Cereal Chem. 71:601-605 | VIEW
ARTICLE
Association of Sugar-Snap Cookie Quality with High Molecular Weight Glutenin Alleles in Soft White Spring Wheats.
E. Souza, M. Kruk, and D. W. Sunderman. Copyright 1994 by the American Association of Cereal Chemists, Inc.
High molecular weight glutenins (HMW-Glu) affect the quality of leaven breads produced from wheat (Triticum aestivum L.) flour. However, effects of these proteins on pastry quality are poorly understood. Sugar-snap cookie quality was compared to HMW-Glu alleles of soft white spring wheat breeding lines and cultivars from a four-year trial at Aberdeen, ID. Sugar-snap cookie quality was affected less by the composition of the flour protein than by the quantity of flour protein. Individual alleles did not have significant effects on cookie diameter, except for the 13+19 allele of the Glu-1B locus, which was associated with smaller cookie diameters. The glutenin strength of alleles at the three HMW-Glu loci was estimated using a glutenin rank sum (GRS) derived from previously published research.

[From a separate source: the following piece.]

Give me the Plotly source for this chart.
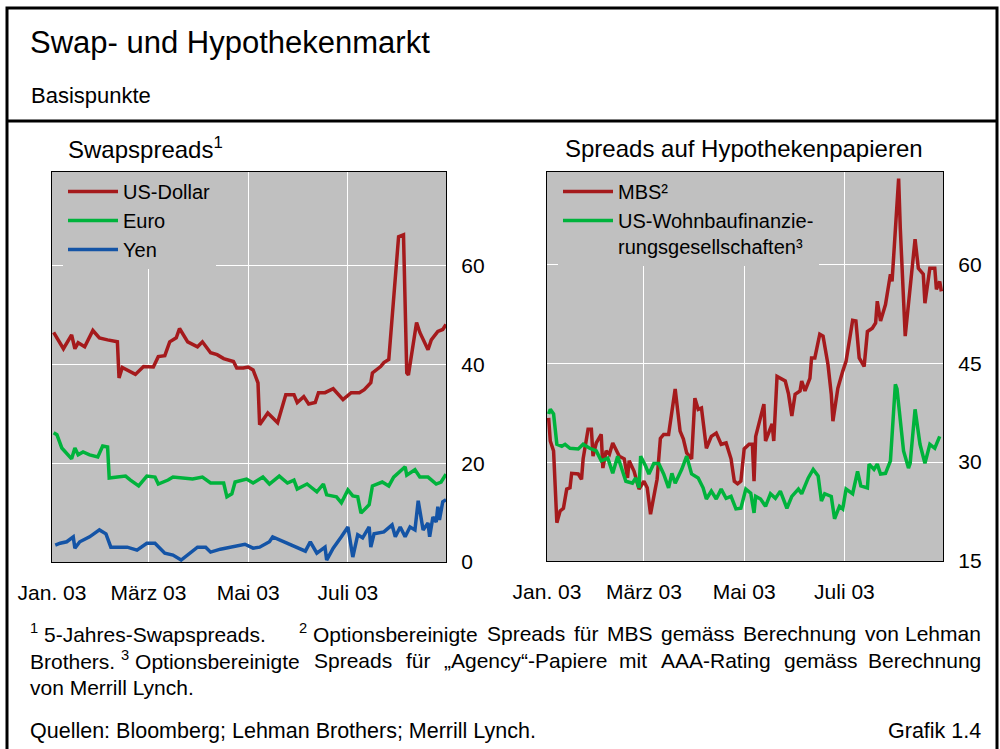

The glutenin strength (GRS score) of cultivars and breeding lines was negatively correlated to cookie diameter (b = 0.02 cm unit(-1); P less than 0.05). The negative correlation between GRS score and cookie diameter was greatest in the year with the lowest average flour protein content and least in the year with the highest average protein content. The effect of allelic variation was probably masked in the years with high average protein content due to the overriding effects of total protein content. Selection for cultivars with low GRS scores may produce cultivars with better and more predictable sugar-snap cookie quality.